-- start Provided material --

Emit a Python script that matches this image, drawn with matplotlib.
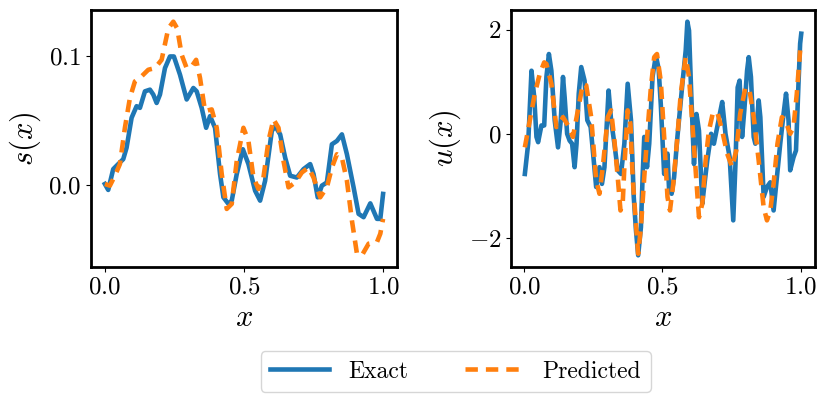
import numpy as np
import matplotlib
matplotlib.use("Agg")
import matplotlib.pyplot as plt

plt.rcParams["font.family"] = "serif"
plt.rcParams["font.serif"] = ["cmr10"]
plt.rcParams["mathtext.fontset"] = "cm"
plt.rcParams["axes.formatter.use_mathtext"] = True
plt.rcParams["axes.unicode_minus"] = True

# s(x) panel
xs_exact = [0.000, 0.012, 0.030, 0.048, 0.066, 0.078, 0.096, 0.114, 0.126, 0.144,
            0.162, 0.174, 0.186, 0.198, 0.216, 0.234, 0.248, 0.270, 0.294, 0.318,
            0.330, 0.348, 0.364, 0.378, 0.396, 0.414, 0.426, 0.444, 0.456, 0.474,
            0.496, 0.516, 0.540, 0.558, 0.576, 0.600, 0.612, 0.630, 0.648, 0.666,
            0.690, 0.714, 0.738, 0.750, 0.765, 0.780, 0.798, 0.816, 0.834, 0.852,
            0.870, 0.894, 0.912, 0.930, 0.954, 0.978, 0.990, 1.000]
s_exact = [0.0008, -0.0038, 0.0123, 0.0162, 0.0200, 0.0289, 0.0520, 0.0610, 0.0597, 0.0725,
           0.0738, 0.0700, 0.0635, 0.0700, 0.0905, 0.0995, 0.0995, 0.0854, 0.0662, 0.0751,
           0.0725, 0.0597, 0.0443, 0.0533, 0.0443, 0.0085, -0.0095, -0.0146, -0.0121, 0.0085,
           0.0277, 0.0162, -0.0044, -0.0121, 0.0033, 0.0418, 0.0456, 0.0392, 0.0212, 0.0072,
           0.0058, 0.0123, 0.0162, 0.0085, -0.0095, -0.0005, 0.0020, 0.0315, 0.0341, 0.0392,
           0.0238, -0.0018, -0.0223, -0.0249, -0.0142, -0.0262, -0.0262, -0.0069]

xs_pred = [0.000, 0.018, 0.036, 0.054, 0.072, 0.090, 0.108, 0.132, 0.156, 0.180,
           0.204, 0.228, 0.246, 0.260, 0.276, 0.294, 0.312, 0.328, 0.342, 0.360,
           0.384, 0.402, 0.420, 0.438, 0.456, 0.474, 0.498, 0.516, 0.534, 0.552,
           0.570, 0.588, 0.606, 0.624, 0.642, 0.660, 0.684, 0.708, 0.732, 0.750,
           0.774, 0.798, 0.816, 0.834, 0.852, 0.870, 0.888, 0.906, 0.924, 0.948,
           0.978, 0.990, 1.000]
s_pred = [0.0008, -0.0005, 0.0072, 0.0162, 0.0443, 0.0674, 0.0802, 0.0841, 0.0892, 0.0905,
          0.0969, 0.1212, 0.1264, 0.1212, 0.1008, 0.0905, 0.0918, 0.0969, 0.0828, 0.0572,
          0.0585, 0.0443, 0.0085, -0.0185, -0.0146, 0.0187, 0.0443, 0.0341, 0.0058, -0.0031,
          0.0058, 0.0341, 0.0508, 0.0443, 0.0187, -0.0018, 0.0020, 0.0097, 0.0135, 0.0058,
          -0.0095, -0.0018, 0.0135, 0.0238, 0.0212, 0.0033, -0.0275, -0.0531, -0.0544, -0.0454,
          -0.0442, -0.0377, -0.0262]

# u(x) panel
xu_exact = [0.002, 0.014, 0.026, 0.036, 0.044, 0.050, 0.062, 0.072, 0.080, 0.089,
            0.098, 0.110, 0.122, 0.132, 0.140, 0.146, 0.155, 0.164, 0.173, 0.182,
            0.189, 0.197, 0.206, 0.218, 0.228, 0.240, 0.249, 0.260, 0.272, 0.281,
            0.290, 0.305, 0.314, 0.326, 0.338, 0.350, 0.362, 0.374, 0.386, 0.396,
            0.404, 0.412, 0.422, 0.428, 0.434, 0.444, 0.452, 0.464, 0.476, 0.486,
            0.494, 0.506, 0.518, 0.524, 0.533, 0.542, 0.554, 0.572, 0.584, 0.590,
            0.596, 0.604, 0.614, 0.623, 0.632, 0.644, 0.652, 0.662, 0.676, 0.686,
            0.698, 0.710, 0.716, 0.728, 0.743, 0.756, 0.764, 0.772, 0.779, 0.788,
            0.796, 0.806, 0.812, 0.820, 0.830, 0.836, 0.848, 0.854, 0.866, 0.878,
            0.890, 0.902, 0.914, 0.926, 0.938, 0.947, 0.956, 0.962, 0.974, 0.983,
            0.992, 0.998, 1.002]
u_exact = [-0.77, -0.19, 1.21, 0.70, -0.06, -0.16, 0.16, 0.16, 1.09, 1.53,
           1.21, 0.26, -0.26, 0.26, 1.09, 0.70, 0.00, -0.13, -0.19, -0.64,
           -0.19, 0.77, 1.28, 1.02, 0.26, 0.13, -0.38, -1.02, -0.64, -0.96,
           -0.64, 0.83, 0.26, -0.19, -0.70, -0.77, -0.19, 0.96, 0.26, -1.21,
           -1.85, -2.33, -1.79, -0.83, -0.06, -0.64, -0.19, 1.09, 1.50, 1.25,
           0.55, -0.77, -0.38, -1.09, -1.15, -0.83, -0.06, 0.96, 1.60, 2.15,
           1.98, 0.77, -0.58, 0.38, 0.06, -1.34, -0.96, -0.51, 0.00, -0.19,
           0.13, 0.45, 0.61, 0.00, -0.45, -1.66, -0.58, 0.89, 1.02, -0.06,
           0.45, 1.21, 1.47, 1.09, -0.06, -0.19, 0.64, 0.32, -1.21, -1.02,
           -0.93, -1.47, -0.83, -0.19, 0.38, 0.77, 0.26, -0.70, -0.45, -0.32,
           0.96, 1.73, 1.92]

xu_pred = [0.002, 0.020, 0.038, 0.056, 0.072, 0.080, 0.098, 0.116, 0.128, 0.140,
           0.158, 0.176, 0.194, 0.212, 0.224, 0.242, 0.260, 0.272, 0.284, 0.302,
           0.314, 0.326, 0.338, 0.348, 0.356, 0.362, 0.374, 0.384, 0.392, 0.404,
           0.412, 0.422, 0.434, 0.446, 0.458, 0.470, 0.480, 0.494, 0.506, 0.518,
           0.527, 0.539, 0.554, 0.566, 0.584, 0.596, 0.608, 0.620, 0.632, 0.644,
           0.656, 0.668, 0.683, 0.700, 0.716, 0.734, 0.752, 0.767, 0.781, 0.800,
           0.815, 0.830, 0.848, 0.866, 0.878, 0.890, 0.902, 0.916, 0.932, 0.944,
           0.962, 0.974, 0.986, 0.998]
u_pred = [-0.26, 0.26, 0.77, 1.15, 1.37, 1.34, 0.96, 0.13, 0.19, 0.32,
          0.16, -0.06, 0.45, 0.96, 0.93, 0.32, -0.89, -1.15, -0.64, 0.32,
          0.45, -0.13, -0.83, -1.47, -1.34, -0.64, 0.45, 0.19, -0.83, -1.73,
          -2.30, -1.79, -0.83, 0.06, 0.89, 1.47, 1.53, 1.00, -0.06, -1.21,
          -1.47, -0.96, -0.06, 0.77, 1.47, 1.09, 0.19, -0.70, -1.60, -1.34,
          -0.51, 0.06, 0.42, 0.38, 0.06, -0.38, -0.64, -0.32, 0.38, 0.89,
          0.83, 0.32, -0.51, -1.41, -1.66, -1.47, -0.96, -0.19, 0.32, 0.26,
          0.00, 0.13, 0.77, 1.60]

blue = "#1f77b4"
orange = "#ff7f0e"
lw = 3.3
dash = (2.7, 1.75)

fig = plt.figure(figsize=(8.3, 4.07), dpi=100)
ax1 = fig.add_axes([0.1096, 0.344, 0.3687, 0.6314])
ax2 = fig.add_axes([0.6157, 0.344, 0.3663, 0.6314])

ax1.plot(xs_exact, s_exact, color=blue, lw=lw, label="Exact")
ax1.plot(xs_pred, s_pred, color=orange, lw=lw, ls=(0, dash), label="Predicted")
ax1.set_ylabel("$s(x)$", fontsize=22)
ax1.set_yticks([0.0, 0.1])

ax2.plot(xu_exact, u_exact, color=blue, lw=lw)
ax2.plot(xu_pred, u_pred, color=orange, lw=lw, ls=(0, dash))
ax2.set_ylabel("$u(x)$", fontsize=22)
ax2.set_yticks([-2, 0, 2])

for ax in (ax1, ax2):
    ax.set_xlabel("$x$", fontsize=22)
    ax.set_xticks([0.0, 0.5, 1.0])
    ax.tick_params(labelsize=18)
    for sp in ax.spines.values():
        sp.set_linewidth(2)

fig.legend(loc="upper center", bbox_to_anchor=(0.549, 0.1376), ncol=2,
           fontsize=17, handlelength=2.5, columnspacing=2.4, borderaxespad=0)

fig.savefig("out.png", dpi=100)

-- end Provided material --

■ **Task goal**
Extract the lines exactly, please: the first line of the listing, the line with "import matplotlib.pyplot as plt", and every line between them, but no pictures.

■ **Correct response**
Emit a Python script that matches this image, drawn with matplotlib.
import numpy as np
import matplotlib
matplotlib.use("Agg")
import matplotlib.pyplot as plt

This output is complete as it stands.